U.S. and Iranian negotiators remain in talks to end the
three-month war that has severely disrupted Middle Eastern oil
and gas supplies and pushed global inflation higher.
Expectations of a breakthrough and a reopening of the Strait of
Hormuz had supported bond prices in recent days.
But that optimism was tempered overnight after the U.S. said
it had carried out what it described as defensive strikes in
southern Iran, suggesting any peace deal is not imminent.
The escalation in the Middle East was pushing up bond yields
across the bloc on Tuesday, according to Anders Svendsen, chief
analyst at Nordea.
"Directionally, bonds are still trading on headlines from
the Middle East," Svendsen said.
"We think at the point where there is a reopening (of the
Strait of Hormuz) that there will be relief in risky assets and
yields will come down, but then the focus will be on
second-round impacts and those are going to be significant."

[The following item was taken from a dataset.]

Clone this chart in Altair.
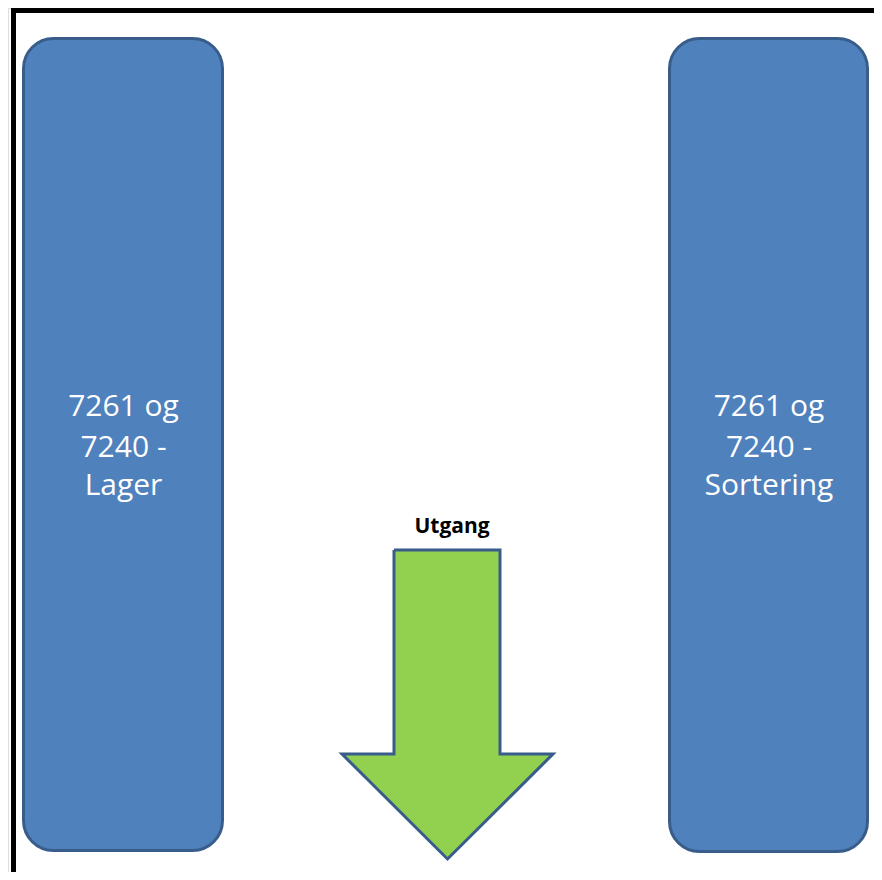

Germany's 10-year yield was up 3 basis points at
2.98%, after falling almost 9 bps on Monday to 2.93%, its lowest
since April 8.
The 30-year yield was up 1.9 bps at 3.52% after
touching 3.484% on Monday, its lowest since April 9.
ECB TO HIKE?
The European Central Bank has kept interest rates on hold
for the past year, but looks increasingly likely to raise them
next month, as sharply higher energy costs have pushed inflation
well above its 2% target.
ECB policymaker Isabel Schnabel told Reuters that the central
bank should raise rates in June even if a peace deal is struck,
given the size and persistence of the energy shock. Other
policymakers have also recently made the case for tighter
monetary policy.
Separately, Dutch central bank chief Olaf Sleijpen said the
persistence of any energy price shocks will be key in guiding
the ECB's next policy decision.
Money-market traders are pricing in about a 90% chance of a
hike at the ECB's June meeting, while 57 bps of tightening is
priced by year-end, implying at least two quarter-point hikes.
"I struggle to see how we get out of this without some form
of secondary impact, without higher inflation, and therefore
also higher ECB rates," said Nordea's Svendsen, adding that
analysts have factored in four rate hikes from the ECB this
year.
"Two hikes will not do anything to dampen the second-round
impact so there's a fair chance they will end up doing more than
that."
Germany's two-year yield, which is the most sensitive
to changes in rate policy, was up 5.4 bps to 2.592%. It fell 10
bps on Monday to 2.523%, its lowest since May 7. It is still
around 58 bps higher than where it was before the war broke out.